In some jurisdictions, slander/defamation can be criminal.


> Unpopular opinion: this should sort of be more common in the US as well.

In US the constitution protects citizen speech...from the governemnt. UK doesn't have a constitution.

Your opinion is objectively against the US constitution.


> UK doesn't have a constitution.

The UK has a constitution, but it isn't a single written document, or even entirely written:

https://en.m.wikipedia.org/wiki/Constitution_of_the_United_K...


Yes it is against the first amendment, hence unpopular. Amendments can be repealed and modified.


How will the judge determine sincerity; through ordeal, or straight up torture?


Innocent until proven without reasonable doubt otherwise. If others cannot prove your guilt, you are within your right.


> express a sincerely held belief in good faith

That's what Twitter is for? Seriously?


Twitter is a private platform where you can express any belief, even with ill-intent and your actions are judged by biased algorithms and people that are not accountable to any checks and balances of a government that derives its authority from the consent and will of the governed.


Probably a hot take, but I think this is a good thing. The line between political censorship and censorship in general is not as fine as everyone seems to think. For example, many people who aren't okay with political censorship are okay with the government censoring porn for underage children.

How are we going to deter assholish behavior from people who are out of their parents' and probably have no friends? I don't think jail time is the right answer, but at that point the government is the only real entity with the ability/right to correct their behavior.


I don't think it's society's job to engineer the non-violent and non-criminal behavior of its members but one thing that comes to mind to try: working to build a society that's worth their constructive participation rather than one where speaking their minds lands them in custody.
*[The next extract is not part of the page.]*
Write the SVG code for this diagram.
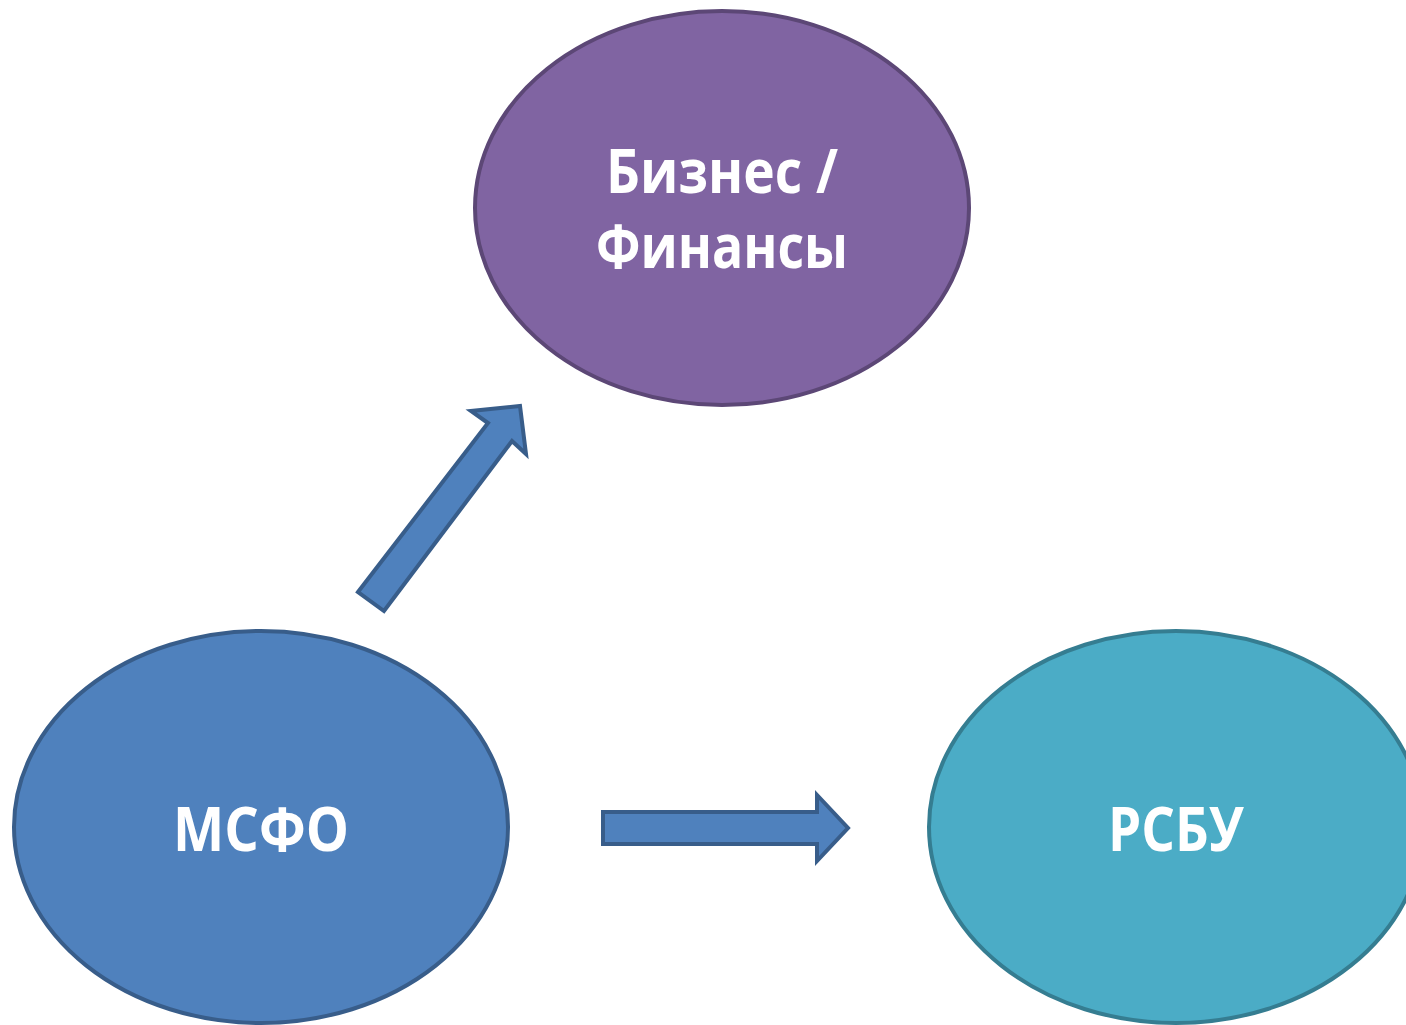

Not to mention your position is incredibly myopic. If the government defines offense then what you're suggesting is basically a system where offense is conjured up to censor on behalf of the party that currently enjoys power. This may target your enemies today, but your friends tomorrow.


Any society of sufficient size will attract trolls who don't care about the worth of the society.

I think politics and government are intertwined as a matter of history, not as a matter of inevitable fact. Political rivals can disagree and use systems to disenfranchise one another, but they can also agree on some norms of decency (in an ideal world these would align with their constituents, but as a matter of history they tend to be the norms of some established elite).

If you want to call my position myopic, look at Jan 6th and what the lack of censorship had done then. There is plenty of harm caused by deliberately not censoring some things, as it gives a chance for malicious groups to grow.

What I think is myopic is the overall attitude "censorship bad, free speech good." It's incredibly individualistic and could only exist in the experiment that is the U.S.

Also: the line between nonviolent and violent behavior is, as all other lines, fairly blurry. Do we censor attempts to incite riots under free speech? If so, why do we not also censor statements that promote a culture of hating society?